According to information from the Ministry of Industry and Trade of Vietnam, as of now, 72 countries and territories have recognized Vietnam as a market economy. This recognition serves as evidence of Vietnam’s remarkable development on the international stage through the acknowledgment of its allied nations.
One of the significant advantages of being recognized as a market economy lies in the field of trade remedy, particularly in imports and exports. When countries acknowledge Vietnam as a market economy and conduct trade remedy investigations on products originating from Vietnam, the calculation of dumping margins enjoys certain benefits.
Some major economies that have recognized Vietnam as a market economy include Canada, Australia, Japan, South Korea, and most recently, the United Kingdom. However, the United States, despite being an important trading partner of Vietnam, does not recognize Vietnam as a market economy. Since the first anti-dumping investigation initiated against Vietnam in 2002, the United States has considered Vietnam a non-market economy.
Recently, during the visit of the Prime Minister of Vietnam to the United States, a proposal was made to the U.S. to recognize Vietnam as a market economy based on trade volume, historical cooperation, and the recent upgrade of their relationship to a comprehensive strategic partnership.
The European Union (EU) also maintains its view of Vietnam as a non-market economy based on stringent criteria established by its member states.
Defining a Market Economy
A non-market economy refers to economies where the government holds a monopoly or near-monopoly over trade, and state intervention sets domestic prices. As a result, domestic and export prices of goods do not reflect objective market conditions but are influenced by government interference.
This can impact the operations of countries to which these goods are exported. The most significant manifestation of this disadvantage occurs when products are subjected to anti-dumping investigations, affecting the pricing of imported goods and the interests of domestic producers.
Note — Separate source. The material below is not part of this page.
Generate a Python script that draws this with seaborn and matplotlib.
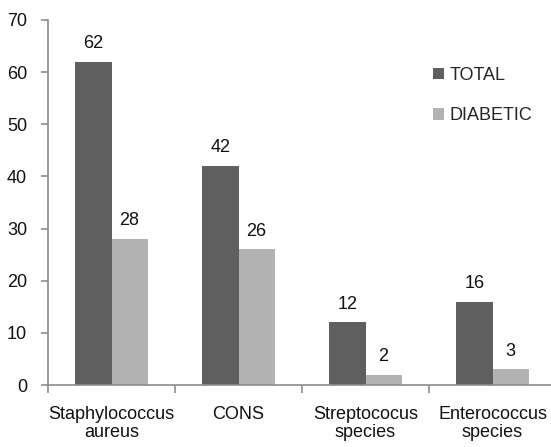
import matplotlib
matplotlib.use("Agg")
import matplotlib.pyplot as plt
import seaborn as sns
import pandas as pd

categories = ["Staphylococcus\naureus", "CONS", "Streptococus\nspecies", "Enterococcus\nspecies"]
series_names = ["TOTAL", "DIABETIC"]
total_values = [62, 42, 12, 16]
diabetic_values = [28, 26, 2, 3]
y_ticks = [0, 10, 20, 30, 40, 50, 60, 70]

df = pd.DataFrame({
    "category": categories * 2,
    "series": [series_names[0]] * 4 + [series_names[1]] * 4,
    "value": total_values + diabetic_values,
})

sns.set_style("white")
plt.rcParams["font.family"] = ["Liberation Sans", "DejaVu Sans"]

fig = plt.figure(figsize=(5.51, 4.47), dpi=100)
ax = fig.add_axes([48/551, 1-385/447, 508/551, (385-20)/447])

sns.barplot(data=df, x="category", y="value", hue="series", order=categories,
            hue_order=series_names, palette=["#5f5f5f", "#b3b3b3"],
            width=0.567, gap=0, saturation=1, ax=ax, legend=True,
            edgecolor="none", linewidth=0)

for cont in ax.containers:
    ax.bar_label(cont, padding=7, fontsize=13, color="#111111")

ax.set_ylim(0, 70)
ax.set_yticks(y_ticks)
ax.set_xlim(-0.5, 3.5)
ax.set_xlabel("")
ax.set_ylabel("")

for s in ["top", "right"]:
    ax.spines[s].set_visible(False)
for s in ["left", "bottom"]:
    ax.spines[s].set_color("#8c8c8c")
    ax.spines[s].set_linewidth(1.2)

ax.tick_params(axis="y", which="major", length=5, width=1.2, color="#8c8c8c",
               labelsize=13, pad=10, left=True, labelcolor="#111111")
ax.tick_params(axis="x", which="major", length=0, labelsize=13, pad=15,
               labelcolor="#111111")
ax.set_xticks([-0.5, 0.5, 1.5, 2.5, 3.5], minor=True)
ax.tick_params(axis="x", which="minor", length=6, width=1.2, color="#8c8c8c",
               bottom=True)
for lbl in ax.get_xticklabels():
    lbl.set_linespacing(1.1)

ax.legend(loc="upper left", bbox_to_anchor=(433/551, 1-67/447),
          bbox_transform=fig.transFigure, frameon=False, fontsize=13,
          handlelength=0.6, handleheight=0.6, handletextpad=0.3,
          labelspacing=1.3, borderpad=0, borderaxespad=0)

fig.savefig("out.png", dpi=100)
When classified as a non-market economy, the usual principles for calculating the value of goods may not be applied in trade remedy investigations. The investigating country may use a third country with similar exported products and economic conditions to calculate the normal value of the goods instead of relying on data provided by the investigated enterprises. This method often puts producers and exporters from non-market economies at a disadvantage.
In the future, if Vietnam is recognized as a market economy by important trading partners such as the United States, Vietnamese businesses will receive substantial support in trade remedy investigations, including countervailing duty investigations, anti-dumping investigations, and efforts to combat circumvention of trade remedy measures.
According to regulations, the U.S. Department of Commerce will decide whether to initiate a review of a country’s status as a market economy within 45 days and provide a conclusion within 270 days of receiving a valid request.